Note that the value of lang must match a valid language supported by kRp.POS.tags. It will also get stored in the resulting object and might be used by other functions at a later point. E.g., treetag is being called by freq.analysis, which will by default query this language definition, unless explicitly told otherwise. The rationale behind this is to comfortably make it possible to have tokenized and POS tagged objects of various languages around in your workspace, and not worry about that too much.

An object of class kRp.text. If debug=TRUE, prints internal variable settings and attempts to return the original output if the TreeTagger system call in a matrix.

m.eik michalke meik.michalke@hhu.de, support for various laguages was contributed by Earl Brown (Spanish), Alberto Mirisola (Italian) and Alexandre Brulet (French).

Schmid, H. (1994). Probabilistic part-of-speec tagging using decision trees. In International Conference on New Methods in Language Processing, Manchester, UK, 44–49.

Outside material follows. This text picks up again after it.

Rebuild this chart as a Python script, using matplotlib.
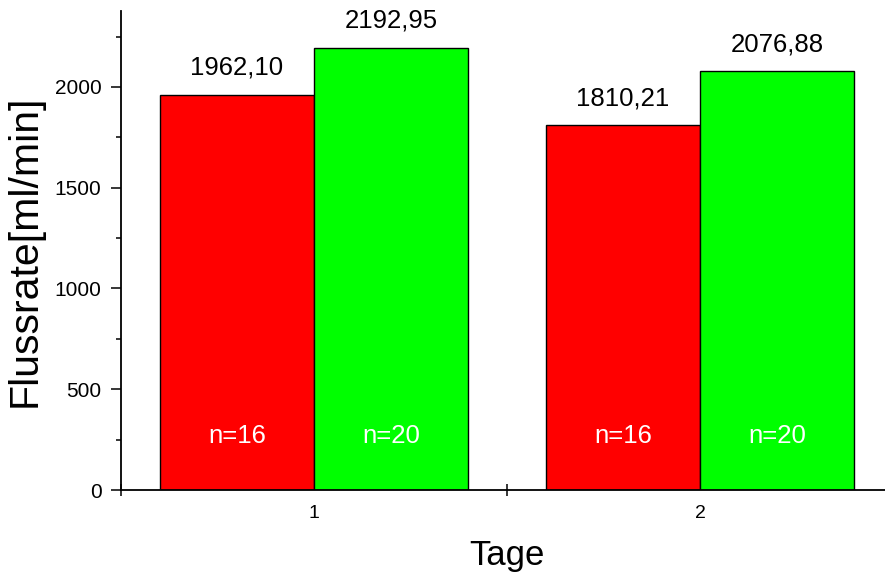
import numpy as np
import matplotlib
matplotlib.use('Agg')
import matplotlib.pyplot as plt
from matplotlib.ticker import MultipleLocator, FixedLocator

plt.rcParams['font.family'] = ['Liberation Sans', 'DejaVu Sans']

# daten
tage = [1, 2]
flussrate_rot = [1962.10, 1810.21]
flussrate_gruen = [2192.95, 2076.88]
n_rot = [16, 16]
n_gruen = [20, 20]

breite = 0.4

fig = plt.figure(figsize=(8.85, 5.75), dpi=100)
ax = fig.add_axes([121/885, 1 - 490/575, 772/885, 479/575])

x = np.array(tage, dtype=float)
bars_r = ax.bar(x - breite/2, flussrate_rot, width=breite, color='#ff0000',
                edgecolor='black', linewidth=1.0)
bars_g = ax.bar(x + breite/2, flussrate_gruen, width=breite, color='#00ff00',
                edgecolor='black', linewidth=1.0)

# werte oben drauf (deutsches komma)
for bars, werte in [(bars_r, flussrate_rot), (bars_g, flussrate_gruen)]:
    for b, w in zip(bars, werte):
        ax.annotate(f'{w:.2f}'.replace('.', ','),
                    (b.get_x() + b.get_width()/2, w),
                    xytext=(0, 14.5), textcoords='offset points',
                    ha='center', va='baseline', fontsize=18.5)

# n= unten im balken
for bars, ns in [(bars_r, n_rot), (bars_g, n_gruen)]:
    for b, n in zip(bars, ns):
        ax.text(b.get_x() + b.get_width()/2, 268, f'n={n}',
                ha='center', va='center', color='white', fontsize=18.5)

ax.set_xlim(0.5, 2.5)
ax.set_ylim(0, 2377)

ax.spines['top'].set_visible(False)
ax.spines['right'].set_visible(False)
ax.spines['left'].set_linewidth(1.3)
ax.spines['bottom'].set_linewidth(1.3)

ax.yaxis.set_major_locator(MultipleLocator(500))
ax.yaxis.set_minor_locator(MultipleLocator(250))
ax.tick_params(axis='y', which='major', direction='out', length=7, width=1.1,
               labelsize=15, pad=7)
ax.tick_params(axis='y', which='minor', direction='out', length=3.5, width=1.1)

ax.xaxis.set_major_locator(FixedLocator([0.5, 1.5, 2.5]))
ax.xaxis.set_minor_locator(FixedLocator(tage))
ax.set_xticklabels([], minor=False)
ax.set_xticklabels([str(t) for t in tage], minor=True)
ax.tick_params(axis='x', which='major', direction='inout', length=9, width=1.1)
ax.tick_params(axis='x', which='minor', length=0, labelsize=14, pad=11)

ax.set_xlabel('Tage', fontsize=25, labelpad=12)
ax.set_ylabel('Flussrate[ml/min]', fontsize=29.5, labelpad=8)

fig.savefig('out.png', dpi=100)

[1] https://www.cis.lmu.de/~schmid/tools/TreeTagger/

freq.analysis, get.kRp.env, kRp.text

  sample_file <- file.path(
    path.package("koRpus"), "examples", "corpus", "Reality_Winner.txt"
  )
## Not run: 
# first way to invoke POS tagging, using a built-in preset:
tagged.results <- treetag(
  sample_file,
  treetagger="manual",
  lang="en",
  TT.options=list(
    path=file.path("~","bin","treetagger"),
    preset="en"
  )
)
# second way, use one of the batch scripts that come with TreeTagger:
tagged.results <- treetag(
  sample_file,
  treetagger=file.path("~","bin","treetagger","cmd","tree-tagger-english"),
  lang="en"
)
# third option, set the above batch script in an environment object first:
set.kRp.env(
  TT.cmd=file.path("~","bin","treetagger","cmd","tree-tagger-english"),
  lang="en"
)
tagged.results <- treetag(
  sample_file
)

# after tagging, use the resulting object with other functions in this package:
readability(tagged.results)
lex.div(tagged.results)

## enabling stopword detection and stemming
# if you also installed the packages tm and SnowballC,
# you can use some of their features with koRpus:
set.kRp.env(
  TT.cmd="manual",
  lang="en",
  TT.options=list(
    path=file.path("~","bin","treetagger"),
    preset="en"
  )
)
tagged.results <- treetag(
  sample_file,
  stopwords=tm::stopwords("en"),
  stemmer=SnowballC::wordStem
)

# removing all stopwords now is simple:
tagged.noStopWords <- filterByClass(
  tagged.results,
  "stopword"
)

## End(Not run)